*What is being asked*: Provide an exact copy of the data, excluding the images.
* Start Raw data *
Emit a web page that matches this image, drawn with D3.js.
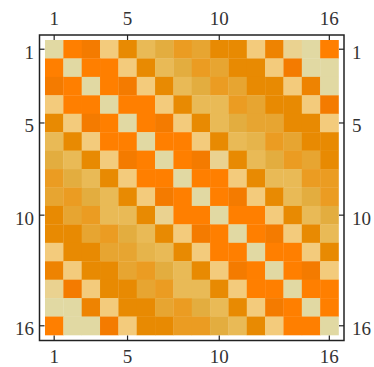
<!DOCTYPE html>
<html><head><meta charset="utf-8">
<script src="https://cdn.jsdelivr.net/npm/d3@7"></script>
<style>html,body{margin:0;padding:0;background:#fff;}svg{display:block;}</style>
</head><body>
<svg id="c" width="374" height="367"></svg>
<script>
const rowIndex = d3.range(1, 17);
const colIndex = d3.range(1, 17);
const tickLabels = [1, 5, 10, 16];
const values = [
  [0,7,6,1,5,2,3,4, 3.5,5,5,1,5.5,0.5,0,7],
  [7,0,7,7,1,5,2,3, 4,3.5,5,5,1,6,0,0],
  [6,7,0,7,6,1,5,2, 3,4,3.5,5,5,1,5.5,0],
  [1,7,7,0,7,7,1,5, 2,2,4,3.5,5,5,1,6],
  [5,1,6,7,0,7,6,1, 5,2,3,3.5,3.5,5,5,1],
  [2,5,1,7,7,0,7,7, 1,5,2,2.5,4,3.5,5,5],
  [3,2,5,1,6,7,0,7, 6,0.5,5,2,3,4,3.5,5],
  [4,3,2,5,1,7,7,0, 7,7,1,5,2,2,4,4],
  [3.5,4,3,2,5,1,6,7, 0,7,6,1,5,2,3,4],
  [5,3.5,4,2,2,5,0.5,7, 7,0,7,7,1,5,2,3],
  [5,5,3.5,4,3,2,5,1, 6,7,0,7,6,1,5,2],
  [1,5,5,3.5,3.5,2.5,2,5, 1,7,7,0,7,7,1,5],
  [5.5,1,5,5,3.5,4,3,2, 5,1,6,7,0,7,6,1],
  [0.5,6,1,5,5,3.5,4,2, 2,5,1,7,7,0,7,7],
  [0,0,5.5,1,5,5,3.5,4, 3,2,5,1,6,7,0,7],
  [7,0,0,6,1,5,5,4, 4,3,2,5,1,7,7,0]
];
const levelStops = [0,1,2,3,4,5,6,7];
const levelColors = ["#e1d9a3","#f3cb7c","#e9ba56","#e3ad3f","#eb9c22","#e88a02","#f47b00","#ff7f00"];

const svg = d3.select("#c");
const color = d3.scaleLinear().domain(levelStops).range(levelColors).interpolate(d3.interpolateRgb);
const x = d3.scaleBand().domain(colIndex).range([45, 338.5]).padding(0);
const y = d3.scaleBand().domain(rowIndex).range([40, 335]).padding(0);

const cells = [];
values.forEach((row, i) => row.forEach((v, j) => cells.push({r: rowIndex[i], c: colIndex[j], v})));

svg.append("g").selectAll("rect").data(cells).join("rect")
  .attr("x", d => x(d.c)).attr("y", d => y(d.r))
  .attr("width", x.bandwidth() + 0.3).attr("height", y.bandwidth() + 0.3)
  .attr("fill", d => color(d.v));

const frame = {l: 39.5, r: 344, t: 35, b: 340.5};
svg.append("rect").attr("x", frame.l).attr("y", frame.t)
  .attr("width", frame.r - frame.l).attr("height", frame.b - frame.t)
  .attr("fill", "none").attr("stroke", "#222").attr("stroke-width", 1.5);

const font = "'Liberation Serif', 'Times New Roman', serif";
function style(g) {
  g.select(".domain").remove();
  g.selectAll(".tick line").attr("stroke", "#222").attr("stroke-width", 1.2);
  g.selectAll(".tick text").attr("fill", "#333").style("font-family", font).style("font-size", "19px");
}
svg.append("g").attr("transform", `translate(0,${frame.t})`)
  .call(d3.axisTop(x).tickValues(tickLabels).tickSize(-5).tickPadding(10)).call(style)
  .selectAll(".tick text").attr("dy", "0");
svg.append("g").attr("transform", `translate(0,${frame.b})`)
  .call(d3.axisBottom(x).tickValues(tickLabels).tickSize(-5).tickPadding(9)).call(style);
svg.append("g").attr("transform", `translate(${frame.l},0)`)
  .call(d3.axisLeft(y).tickValues(tickLabels).tickSize(-5).tickPadding(5.5)).call(style)
  .selectAll(".tick text").attr("dy", "0.5em");
svg.append("g").attr("transform", `translate(${frame.r},0)`)
  .call(d3.axisRight(y).tickValues(tickLabels).tickSize(-5).tickPadding(8)).call(style)
  .selectAll(".tick text").attr("dy", "0.5em");
</script>
</body></html>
* End Raw data *
*The response*:
Emit a web page that matches this image, drawn with D3.js.
<!DOCTYPE html>
<html><head><meta charset="utf-8">
<script src="https://cdn.jsdelivr.net/npm/d3@7"></script>
<style>html,body{margin:0;padding:0;background:#fff;}svg{display:block;}</style>
</head><body>
<svg id="c" width="374" height="367"></svg>
<script>
const rowIndex = d3.range(1, 17);
const colIndex = d3.range(1, 17);
const tickLabels = [1, 5, 10, 16];
const values = [
  [0,7,6,1,5,2,3,4, 3.5,5,5,1,5.5,0.5,0,7],
  [7,0,7,7,1,5,2,3, 4,3.5,5,5,1,6,0,0],
  [6,7,0,7,6,1,5,2, 3,4,3.5,5,5,1,5.5,0],
  [1,7,7,0,7,7,1,5, 2,2,4,3.5,5,5,1,6],
  [5,1,6,7,0,7,6,1, 5,2,3,3.5,3.5,5,5,1],
  [2,5,1,7,7,0,7,7, 1,5,2,2.5,4,3.5,5,5],
  [3,2,5,1,6,7,0,7, 6,0.5,5,2,3,4,3.5,5],
  [4,3,2,5,1,7,7,0, 7,7,1,5,2,2,4,4],
  [3.5,4,3,2,5,1,6,7, 0,7,6,1,5,2,3,4],
  [5,3.5,4,2,2,5,0.5,7, 7,0,7,7,1,5,2,3],
  [5,5,3.5,4,3,2,5,1, 6,7,0,7,6,1,5,2],
  [1,5,5,3.5,3.5,2.5,2,5, 1,7,7,0,7,7,1,5],
  [5.5,1,5,5,3.5,4,3,2, 5,1,6,7,0,7,6,1],
  [0.5,6,1,5,5,3.5,4,2, 2,5,1,7,7,0,7,7],
  [0,0,5.5,1,5,5,3.5,4, 3,2,5,1,6,7,0,7],
  [7,0,0,6,1,5,5,4, 4,3,2,5,1,7,7,0]
];
const levelStops = [0,1,2,3,4,5,6,7];
const levelColors = ["#e1d9a3","#f3cb7c","#e9ba56","#e3ad3f","#eb9c22","#e88a02","#f47b00","#ff7f00"];

const svg = d3.select("#c");
const color = d3.scaleLinear().domain(levelStops).range(levelColors).interpolate(d3.interpolateRgb);
const x = d3.scaleBand().domain(colIndex).range([45, 338.5]).padding(0);
const y = d3.scaleBand().domain(rowIndex).range([40, 335]).padding(0);

const cells = [];
values.forEach((row, i) => row.forEach((v, j) => cells.push({r: rowIndex[i], c: colIndex[j], v})));

svg.append("g").selectAll("rect").data(cells).join("rect")
  .attr("x", d => x(d.c)).attr("y", d => y(d.r))
  .attr("width", x.bandwidth() + 0.3).attr("height", y.bandwidth() + 0.3)
  .attr("fill", d => color(d.v));

const frame = {l: 39.5, r: 344, t: 35, b: 340.5};
svg.append("rect").attr("x", frame.l).attr("y", frame.t)
  .attr("width", frame.r - frame.l).attr("height", frame.b - frame.t)
  .attr("fill", "none").attr("stroke", "#222").attr("stroke-width", 1.5);

const font = "'Liberation Serif', 'Times New Roman', serif";
function style(g) {
  g.select(".domain").remove();
  g.selectAll(".tick line").attr("stroke", "#222").attr("stroke-width", 1.2);
  g.selectAll(".tick text").attr("fill", "#333").style("font-family", font).style("font-size", "19px");
}
svg.append("g").attr("transform", `translate(0,${frame.t})`)
  .call(d3.axisTop(x).tickValues(tickLabels).tickSize(-5).tickPadding(10)).call(style)
  .selectAll(".tick text").attr("dy", "0");
svg.append("g").attr("transform", `translate(0,${frame.b})`)
  .call(d3.axisBottom(x).tickValues(tickLabels).tickSize(-5).tickPadding(9)).call(style);
svg.append("g").attr("transform", `translate(${frame.l},0)`)
  .call(d3.axisLeft(y).tickValues(tickLabels).tickSize(-5).tickPadding(5.5)).call(style)
  .selectAll(".tick text").attr("dy", "0.5em");
svg.append("g").attr("transform", `translate(${frame.r},0)`)
  .call(d3.axisRight(y).tickValues(tickLabels).tickSize(-5).tickPadding(8)).call(style)
  .selectAll(".tick text").attr("dy", "0.5em");
</script>
</body></html>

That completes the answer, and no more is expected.